Sur le plan esthétique, la cohérence est essentielle. Introduire un concept philosophique sans le relier aux enjeux des personnages crée une discordance. L'idée doit toujours avoir une fonction dramatique : elle éclaire un trait, motive une action ou intensifie un conflit. Lorsque la philosophie est uniquement décorative, elle risque de brouiller le rythme et d'ennuyer.

La tension productive réside dans l'équilibre entre pensée et émotion, entre théorie et chair. Le roman qui réussit ces mariages propose une expérience où la réflexion chemine avec l'affect, où les idées prennent corps et où le lecteur, touché et stimulé, en sort enrichi sans avoir été instruit artificiellement.

Approfondir sans précipitation

L'introduction de préoccupations philosophiques peut s'opérer progressivement. Ce cheminement permet d'installer des motifs, d'élever des questions et de les complexifier au fil du récit. Les motifs modestes plantés tôt dans le texte deviennent, plus tard, des enjeux majeurs. La patience narrative permet aux idées de germer et aux personnages de mûrir dans leur vérité intérieure.

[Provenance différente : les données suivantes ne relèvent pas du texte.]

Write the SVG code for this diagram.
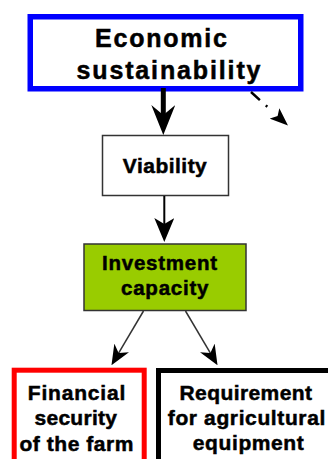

Modifier une croyance centrale d'un personnage au cours du récit est un levier narratif puissant. Ce changement peut être lent, ponctué de rechutes, de résistances et d'intuitions nouvelles. Raconter cette évolution fournit l'occasion de montrer le travail même de la pensée : tâtonnements, arguments internes, rencontres décisives et moments révélateurs.

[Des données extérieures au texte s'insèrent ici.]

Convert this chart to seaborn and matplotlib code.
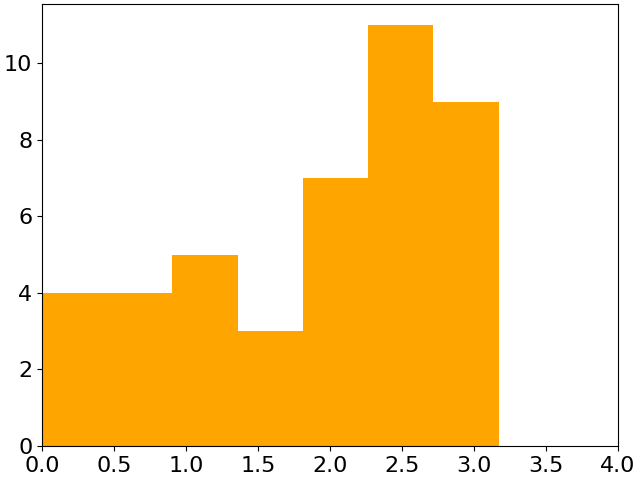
import matplotlib
matplotlib.use("Agg")
import matplotlib.pyplot as plt
import seaborn as sns

# histogram bins
bin_edges = [0.0, 0.453, 0.906, 1.359, 1.812, 2.265, 2.718, 3.171]
bin_counts = [4, 4, 5, 3, 7, 11, 9]

bin_centers = [(a + b) / 2 for a, b in zip(bin_edges[:-1], bin_edges[1:])]

sns.set_style("ticks")
plt.rcParams["font.family"] = ["DejaVu Sans"]

fig, ax = plt.subplots(figsize=(6.4, 4.8), dpi=100)
sns.histplot(x=bin_centers, weights=bin_counts, bins=bin_edges,
             element="bars", color="#ffa500", alpha=1.0, linewidth=0, ax=ax)

ax.set_xlim(0, 4)
ax.set_ylim(0, max(bin_counts) * 1.05)
ax.set_xlabel("")
ax.set_ylabel("")
ax.tick_params(labelsize=16, colors="black")
for s in ax.spines.values():
    s.set_visible(True)
    s.set_color("black")

fig.subplots_adjust(left=0.0656, right=0.9656, top=0.9917, bottom=0.0708)
fig.savefig("out.png", dpi=100)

La philosophie, à travers sa capacité à poser des questions exigeantes, s'offre ainsi comme matériau pour le romancier qui cherche à approfondir ses personnages et ses thèmes. Sa force tient moins dans la démonstration que dans la capacité à faire sentir le monde comme problématique, à rendre visible le conflit entre désir et raison, à montrer la manière dont les croyances forgent des vies. Cette présence discrète et précise de la pensée nourrit la fiction d'une vivacité particulière et crée des personnages qui semblent habités plutôt que seulement décrits.